The first step of creating your brand's identity is to first nail down the exact idea. The idea behind a business is what strives it to succeed. To show new clients, audiences and people your brand is the next big thing, you first need to sell your idea.

Selling the idea begins with the logo, make it spell out what you do - for example, dsign is a play on the word design, which is the basis of our brand's identity. You don't necessarily need to express your full idea in the brand's logo, but this is where you sell it, enticing them to learn more.


The next thing you will need to learn about is legibility. Two words come to mind when I think of legibility; clutter and simplicity. The biggest mistake that businesses make with their branding is that they want to get so much information out there that they end up cluttering designs, as well as pages. What clutter does is confuse the viewer, leading them to not know where to start, and will distract from the idea that you are wanting to sell. The key to success is simplicity, show the consumer the way, point them to your idea, and how they can benefit from it.

This should go without saying, but try to refrain from using extravagant and flashy typefaces for your logos, we know everyone loves to ironically use comic sans but it just distracts from the message that you are trying to say.

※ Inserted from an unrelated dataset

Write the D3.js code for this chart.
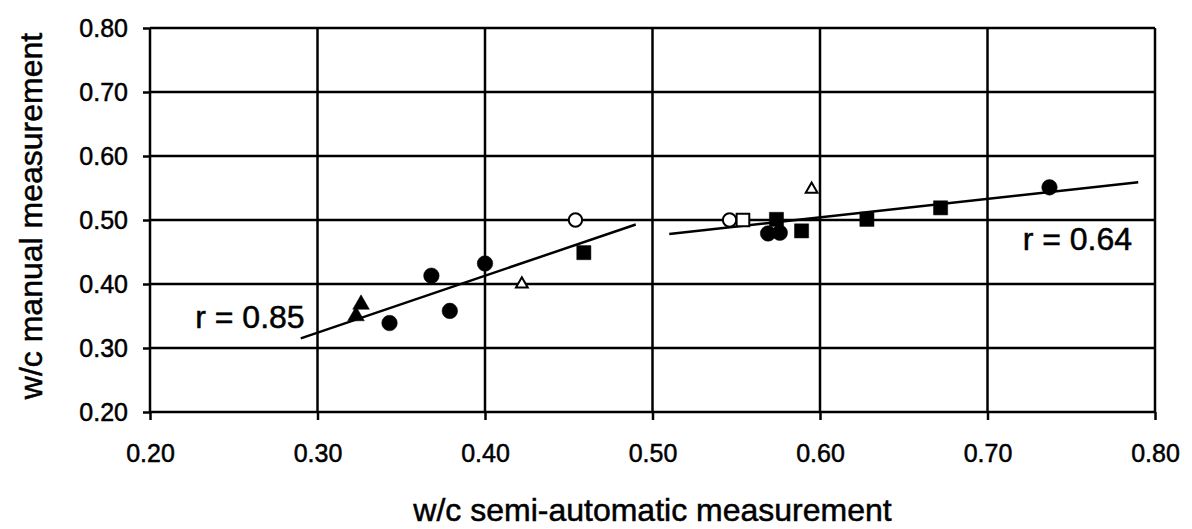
<!DOCTYPE html>
<html>
<head>
<meta charset="utf-8">
<script src="https://cdn.jsdelivr.net/npm/d3@7"></script>
<style>
  body { margin: 0; background: #fff; }
  svg { display: block; font-family: "Liberation Sans", Arial, sans-serif; }
  svg text { fill: #000; stroke: #000; stroke-width: 0.5; }
  .axis text { font-size: 25px; }
  .axis path, .axis line { stroke: #000; stroke-width: 2.5; }
  .grid line { stroke: #000; stroke-width: 2.5; }
  .title { font-size: 32px; }
</style>
</head>
<body>
<svg id="chart" width="1192" height="529"></svg>
<script>
// tick values
const xTicks = [0.20, 0.30, 0.40, 0.50, 0.60, 0.70, 0.80];
const yTicks = [0.20, 0.30, 0.40, 0.50, 0.60, 0.70, 0.80];

// points: [semi-automatic, manual]
const filledCircles = [[0.343, 0.339], [0.368, 0.413], [0.379, 0.358], [0.400, 0.432],
                       [0.569, 0.479], [0.576, 0.480], [0.737, 0.551]];
const filledTriangles = [[0.326, 0.368], [0.323, 0.350]];
const filledSquares = [[0.459, 0.449], [0.574, 0.501], [0.589, 0.483], [0.628, 0.501], [0.672, 0.519]];
const openCircles = [[0.454, 0.500], [0.546, 0.500]];
const openSquares = [[0.554, 0.500]];
const openTriangles = [[0.422, 0.400], [0.595, 0.548]];

// fitted lines and their labels
const fitLeft = [[0.290, 0.315], [0.490, 0.493]];
const fitRight = [[0.510, 0.478], [0.790, 0.559]];
const rLabels = [
    { text: "r = 0.85", x: 0.227, y: 0.331 },
    { text: "r = 0.64", x: 0.721, y: 0.453 }
];

const svg = d3.select("#chart");
const plotLeft = 150, plotRight = 1155, plotTop = 28, plotBottom = 412;

const x = d3.scaleLinear().domain([0.2, 0.8]).range([plotLeft, plotRight]);
const y = d3.scaleLinear().domain([0.2, 0.8]).range([plotBottom, plotTop]);

// grid
const grid = svg.append("g").attr("class", "grid");
grid.selectAll("line.h").data(yTicks).join("line")
    .attr("class", "h")
    .attr("x1", plotLeft).attr("x2", plotRight)
    .attr("y1", d => y(d)).attr("y2", d => y(d));
grid.selectAll("line.v").data(xTicks).join("line")
    .attr("class", "v")
    .attr("x1", d => x(d)).attr("x2", d => x(d))
    .attr("y1", plotTop).attr("y2", plotBottom);

// axes
svg.append("g").attr("class", "axis")
    .attr("transform", `translate(${plotLeft},0)`)
    .call(d3.axisLeft(y).tickValues(yTicks).tickFormat(d3.format(".2f"))
        .tickSize(7).tickPadding(15).tickSizeOuter(0))
    .call(g => g.select(".domain").remove());

svg.append("g").attr("class", "axis")
    .attr("transform", `translate(0,${plotBottom})`)
    .call(d3.axisBottom(x).tickValues(xTicks).tickFormat(d3.format(".2f"))
        .tickSize(8).tickPadding(24).tickSizeOuter(0))
    .call(g => g.select(".domain").remove());

// fitted lines
const line = d3.line().x(d => x(d[0])).y(d => y(d[1]));
[fitLeft, fitRight].forEach(fit => {
    svg.append("path")
        .attr("d", line(fit))
        .attr("fill", "none")
        .attr("stroke", "#000")
        .attr("stroke-width", 2.5);
});

// markers
function drawMarkers(data, type, size, filled) {
    svg.append("g").selectAll("path").data(data).join("path")
        .attr("transform", d => `translate(${x(d[0])},${y(d[1])})`)
        .attr("d", d3.symbol().type(type).size(size))
        .attr("fill", filled ? "#000" : "#fff")
        .attr("stroke", "#000")
        .attr("stroke-width", filled ? 0.5 : 2);
}

drawMarkers(openCircles, d3.symbolCircle, 140, false);
drawMarkers(openSquares, d3.symbolSquare, 160, false);
drawMarkers(openTriangles, d3.symbolTriangle, 60, false);
drawMarkers(filledSquares, d3.symbolSquare, 200, true);
drawMarkers(filledTriangles, d3.symbolTriangle, 120, true);
drawMarkers(filledCircles, d3.symbolCircle, 190, true);

// r labels
svg.selectAll("text.r").data(rLabels).join("text")
    .attr("class", "title r")
    .attr("x", d => x(d.x))
    .attr("y", d => y(d.y))
    .text(d => d.text);

// axis titles
svg.append("text").attr("class", "title")
    .attr("x", (plotLeft + plotRight) / 2)
    .attr("y", 521)
    .attr("text-anchor", "middle")
    .text("w/c semi-automatic measurement");

svg.append("text").attr("class", "title")
    .attr("transform", `translate(42,216) rotate(-90)`)
    .attr("text-anchor", "middle")
    .text("w/c manual measurement");
</script>
</body>
</html>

Visibility and legibility may seem like similar themes, but in brand identity, they both play different and important roles in propelling your business. The term visibility refers to what makes your brand stand out. The most successful brands in the world have become noticeable by even the colour that they use for their logo/identity, such as Facebook, Twitter, Youtube. Now, we aren't expecting you to become a multi-million/billion dollar company overnight, or even in a year, but your brand needs to stand out, it needs to be unique, and it needs to be authentic.

With a word, you can sell an idea, it's just how you use that word that counts.

The true key to selling your idea is really to be yourself; be honest and put yourself out there.